François Hollande, auteur de son propre drame

Emmanuel Macron et François Hollande, le 23 mai 2016. - Francois Mori - Pool - AFP
On a beaucoup commenté la "pression" mise sur les épaules de François Hollande par son Premier ministre, Manuel Valls. Ou la trahison de ses proches... Et si le président de la République avait lui-même créé les conditions nécessaires pour se retrouver dans une telle impasse?
Evoquant la décision du chef de l’Etat de ne pas concourir à un second mandant, l’éditorialiste politique de BFMTV, Ruth Elkrief, a rappelé ce jeudi que ce choix n’avait pas été extorqué: "Une décision aussi grave, intime, personnelle, ne peut être prise que par l’homme lui-même".
"Suicide politique", "Hara Kiri"... dès le mois d'octobre
Si cette responsabilité lui appartient, la mauvaise posture dans laquelle il se trouve, et qui le pousse à se préparer à se mettre en retrait dès ce printemps plutôt qu’à essayer de prolonger son bail élyséen, est aussi de son fait. Encore frais dans les esprits, impossible d’oublier le livre d’entretiens avec François Hollande publié par les journalistes Gérard Davet et Fabrice Lhomme, Un président ne devrait pas dire ça, publié en octobre. Les propos contenus dans l’ouvrage, la légèreté apparente du patron de l’exécutif et les effets désastreux du livre sur la classe politique et l’opinion avaient induit l’idée d’un suicide politique.
Le mot avait été abondamment utilisé par la presse variant parfois sur le même thème via des termes tels que "Hara Kiri". Dans un sondage Ifop consécutif à la parution, 86% des Français faisaient part de leur envie de ne pas voir François Hollande sur la ligne de départ de la présidentielle. Leur vœu est donc exaucé aujourd’hui.
De bien mauvais calculs politiciens
A également été pointée l’indocilité de ses ministres, leur faculté à émettre publiquement des critiques sur la politiques suivie, voire à se déchirer entre eux pour arracher la place d’héritier naturel de François Hollande. Les querelles incessantes d’Emmanuel Macron, alors ministre de l’Economie, et Manuel Valls, le chef du gouvernement, étaient là pour l’illustrer. Cet article du Point accusait, peu avant le départ de Bercy de son protégé, François Hollande d’être l’instigateur de cette cacophonie.
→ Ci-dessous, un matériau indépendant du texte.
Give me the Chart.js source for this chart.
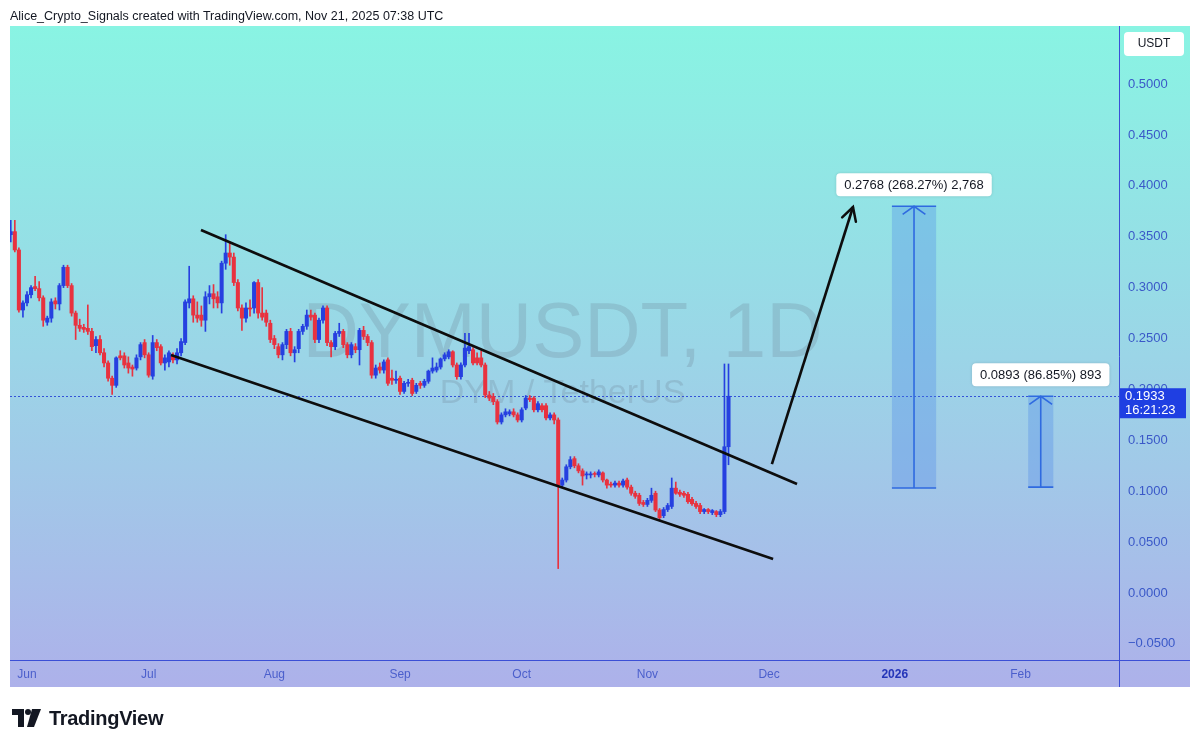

Surnommé "l’entomologiste", l’homme de la synthèse était décrit comme incapable de trancher les conflits personnels et politiques à temps. L’hebdomadaire écrivait ainsi s’agissant des dernières passes d’armes entre Emmanuel Macron et Manuel Valls: "Fidèle à lui-même, François Hollande n'a pas tranché. Pas encore. Il les laisse donc s'entredéchirer encore un peu. Il se dit que le plus fort aura raison de l'autre."
Les monter l’un contre l’autre, ou à tout le moins, laisser leur inimitié s’enliser n’a finalement pas arrangé les affaires du président: à l’arrivée, Manuel Valls est pressenti pour représenter le pouvoir sortant dans la primaire de la gauche en vue de la présidentielle, et Emmanuel Macron est d’ores et déjà candidat au scrutin du printemps.
Une primaire embarrassante
La primaire, justement, aura empoisonné la vie politique gouvernementale ces dernières semaines. Les intentions de François Hollande étaient mystérieuses. On a successivement supposé qu’il déposerait sa candidature pour cette compétition préliminaire avant le 15 décembre comme le prévoyait les statuts, puis on s’est demandé s’il ne court-circuiterait pas le processus pour annoncer sa volonté de défendre son bilan directement à la présidentielle.
"Impossible", avait répondu le journaliste Christophe Barbier sur le plateau de BFMTV il y a quelques jours, "il en a lui-même validé le principe".